• **PROBLEM STATEMENT**: Write out each line word for word. Drop pictures.

• **RECORDED DATA**:
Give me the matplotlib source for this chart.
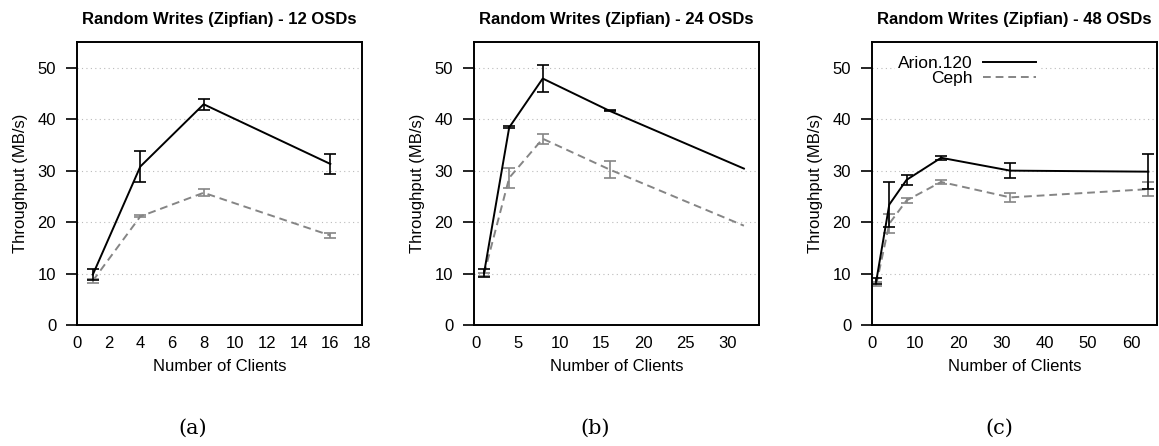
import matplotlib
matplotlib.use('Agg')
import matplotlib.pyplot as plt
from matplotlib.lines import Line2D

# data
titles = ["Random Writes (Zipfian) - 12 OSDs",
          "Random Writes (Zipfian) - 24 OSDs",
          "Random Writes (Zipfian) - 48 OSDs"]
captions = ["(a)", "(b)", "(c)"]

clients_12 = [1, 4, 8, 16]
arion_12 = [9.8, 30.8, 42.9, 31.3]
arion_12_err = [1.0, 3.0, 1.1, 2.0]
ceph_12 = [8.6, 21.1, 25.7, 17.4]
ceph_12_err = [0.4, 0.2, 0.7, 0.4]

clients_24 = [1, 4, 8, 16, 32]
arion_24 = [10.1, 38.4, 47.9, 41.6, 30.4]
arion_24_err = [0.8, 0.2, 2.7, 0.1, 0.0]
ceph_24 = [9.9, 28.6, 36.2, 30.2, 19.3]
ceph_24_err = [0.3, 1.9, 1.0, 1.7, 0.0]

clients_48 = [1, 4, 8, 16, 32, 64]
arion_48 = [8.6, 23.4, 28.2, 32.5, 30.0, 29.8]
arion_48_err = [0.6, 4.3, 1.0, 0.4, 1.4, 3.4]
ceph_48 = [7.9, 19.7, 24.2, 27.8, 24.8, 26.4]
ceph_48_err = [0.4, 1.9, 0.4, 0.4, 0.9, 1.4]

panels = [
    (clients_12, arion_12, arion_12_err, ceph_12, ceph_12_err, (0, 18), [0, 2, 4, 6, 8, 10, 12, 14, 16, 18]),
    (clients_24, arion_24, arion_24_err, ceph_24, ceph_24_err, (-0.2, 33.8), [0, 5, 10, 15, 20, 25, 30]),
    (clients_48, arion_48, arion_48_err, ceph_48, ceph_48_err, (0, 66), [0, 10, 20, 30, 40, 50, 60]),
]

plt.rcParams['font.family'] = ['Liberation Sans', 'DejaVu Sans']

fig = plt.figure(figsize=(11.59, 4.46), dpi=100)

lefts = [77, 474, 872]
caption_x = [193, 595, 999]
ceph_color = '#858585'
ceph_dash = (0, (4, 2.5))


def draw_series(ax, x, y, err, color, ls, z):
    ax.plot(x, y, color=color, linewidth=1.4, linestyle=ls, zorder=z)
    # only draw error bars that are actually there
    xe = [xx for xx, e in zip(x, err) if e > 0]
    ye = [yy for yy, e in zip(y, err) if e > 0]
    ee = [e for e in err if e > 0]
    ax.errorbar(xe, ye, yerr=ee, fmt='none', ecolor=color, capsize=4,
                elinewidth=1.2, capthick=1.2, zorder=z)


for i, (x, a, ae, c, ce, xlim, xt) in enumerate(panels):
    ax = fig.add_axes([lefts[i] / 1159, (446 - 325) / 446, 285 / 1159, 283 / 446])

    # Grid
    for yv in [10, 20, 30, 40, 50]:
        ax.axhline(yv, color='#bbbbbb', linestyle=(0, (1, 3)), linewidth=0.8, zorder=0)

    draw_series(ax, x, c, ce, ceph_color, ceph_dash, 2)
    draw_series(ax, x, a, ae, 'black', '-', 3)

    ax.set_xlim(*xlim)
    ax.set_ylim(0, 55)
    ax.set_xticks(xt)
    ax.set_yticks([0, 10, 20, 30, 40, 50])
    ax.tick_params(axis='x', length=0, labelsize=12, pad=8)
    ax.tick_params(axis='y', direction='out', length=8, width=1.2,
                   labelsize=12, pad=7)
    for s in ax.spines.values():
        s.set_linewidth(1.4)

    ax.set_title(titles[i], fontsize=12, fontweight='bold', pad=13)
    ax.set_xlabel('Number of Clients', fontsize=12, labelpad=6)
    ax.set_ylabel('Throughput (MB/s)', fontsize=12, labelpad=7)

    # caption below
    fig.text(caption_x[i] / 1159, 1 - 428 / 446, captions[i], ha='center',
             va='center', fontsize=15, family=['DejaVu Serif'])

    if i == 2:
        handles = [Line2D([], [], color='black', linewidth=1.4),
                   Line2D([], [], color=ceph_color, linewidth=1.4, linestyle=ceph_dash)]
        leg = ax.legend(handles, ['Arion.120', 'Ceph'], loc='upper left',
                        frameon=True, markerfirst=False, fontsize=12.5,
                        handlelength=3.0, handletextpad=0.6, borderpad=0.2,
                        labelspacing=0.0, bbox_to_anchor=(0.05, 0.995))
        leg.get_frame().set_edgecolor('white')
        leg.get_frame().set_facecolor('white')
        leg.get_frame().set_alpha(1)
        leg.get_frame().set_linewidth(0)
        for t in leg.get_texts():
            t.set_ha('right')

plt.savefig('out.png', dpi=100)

• **WRITTEN ANSWER**:
Give me the matplotlib source for this chart.
import matplotlib
matplotlib.use('Agg')
import matplotlib.pyplot as plt
from matplotlib.lines import Line2D

# data
titles = ["Random Writes (Zipfian) - 12 OSDs",
          "Random Writes (Zipfian) - 24 OSDs",
          "Random Writes (Zipfian) - 48 OSDs"]
captions = ["(a)", "(b)", "(c)"]

clients_12 = [1, 4, 8, 16]
arion_12 = [9.8, 30.8, 42.9, 31.3]
arion_12_err = [1.0, 3.0, 1.1, 2.0]
ceph_12 = [8.6, 21.1, 25.7, 17.4]
ceph_12_err = [0.4, 0.2, 0.7, 0.4]

clients_24 = [1, 4, 8, 16, 32]
arion_24 = [10.1, 38.4, 47.9, 41.6, 30.4]
arion_24_err = [0.8, 0.2, 2.7, 0.1, 0.0]
ceph_24 = [9.9, 28.6, 36.2, 30.2, 19.3]
ceph_24_err = [0.3, 1.9, 1.0, 1.7, 0.0]

clients_48 = [1, 4, 8, 16, 32, 64]
arion_48 = [8.6, 23.4, 28.2, 32.5, 30.0, 29.8]
arion_48_err = [0.6, 4.3, 1.0, 0.4, 1.4, 3.4]
ceph_48 = [7.9, 19.7, 24.2, 27.8, 24.8, 26.4]
ceph_48_err = [0.4, 1.9, 0.4, 0.4, 0.9, 1.4]

panels = [
    (clients_12, arion_12, arion_12_err, ceph_12, ceph_12_err, (0, 18), [0, 2, 4, 6, 8, 10, 12, 14, 16, 18]),
    (clients_24, arion_24, arion_24_err, ceph_24, ceph_24_err, (-0.2, 33.8), [0, 5, 10, 15, 20, 25, 30]),
    (clients_48, arion_48, arion_48_err, ceph_48, ceph_48_err, (0, 66), [0, 10, 20, 30, 40, 50, 60]),
]

plt.rcParams['font.family'] = ['Liberation Sans', 'DejaVu Sans']

fig = plt.figure(figsize=(11.59, 4.46), dpi=100)

lefts = [77, 474, 872]
caption_x = [193, 595, 999]
ceph_color = '#858585'
ceph_dash = (0, (4, 2.5))


def draw_series(ax, x, y, err, color, ls, z):
    ax.plot(x, y, color=color, linewidth=1.4, linestyle=ls, zorder=z)
    # only draw error bars that are actually there
    xe = [xx for xx, e in zip(x, err) if e > 0]
    ye = [yy for yy, e in zip(y, err) if e > 0]
    ee = [e for e in err if e > 0]
    ax.errorbar(xe, ye, yerr=ee, fmt='none', ecolor=color, capsize=4,
                elinewidth=1.2, capthick=1.2, zorder=z)


for i, (x, a, ae, c, ce, xlim, xt) in enumerate(panels):
    ax = fig.add_axes([lefts[i] / 1159, (446 - 325) / 446, 285 / 1159, 283 / 446])

    # Grid
    for yv in [10, 20, 30, 40, 50]:
        ax.axhline(yv, color='#bbbbbb', linestyle=(0, (1, 3)), linewidth=0.8, zorder=0)

    draw_series(ax, x, c, ce, ceph_color, ceph_dash, 2)
    draw_series(ax, x, a, ae, 'black', '-', 3)

    ax.set_xlim(*xlim)
    ax.set_ylim(0, 55)
    ax.set_xticks(xt)
    ax.set_yticks([0, 10, 20, 30, 40, 50])
    ax.tick_params(axis='x', length=0, labelsize=12, pad=8)
    ax.tick_params(axis='y', direction='out', length=8, width=1.2,
                   labelsize=12, pad=7)
    for s in ax.spines.values():
        s.set_linewidth(1.4)

    ax.set_title(titles[i], fontsize=12, fontweight='bold', pad=13)
    ax.set_xlabel('Number of Clients', fontsize=12, labelpad=6)
    ax.set_ylabel('Throughput (MB/s)', fontsize=12, labelpad=7)

    # caption below
    fig.text(caption_x[i] / 1159, 1 - 428 / 446, captions[i], ha='center',
             va='center', fontsize=15, family=['DejaVu Serif'])

    if i == 2:
        handles = [Line2D([], [], color='black', linewidth=1.4),
                   Line2D([], [], color=ceph_color, linewidth=1.4, linestyle=ceph_dash)]
        leg = ax.legend(handles, ['Arion.120', 'Ceph'], loc='upper left',
                        frameon=True, markerfirst=False, fontsize=12.5,
                        handlelength=3.0, handletextpad=0.6, borderpad=0.2,
                        labelspacing=0.0, bbox_to_anchor=(0.05, 0.995))
        leg.get_frame().set_edgecolor('white')
        leg.get_frame().set_facecolor('white')
        leg.get_frame().set_alpha(1)
        leg.get_frame().set_linewidth(0)
        for t in leg.get_texts():
            t.set_ha('right')

plt.savefig('out.png', dpi=100)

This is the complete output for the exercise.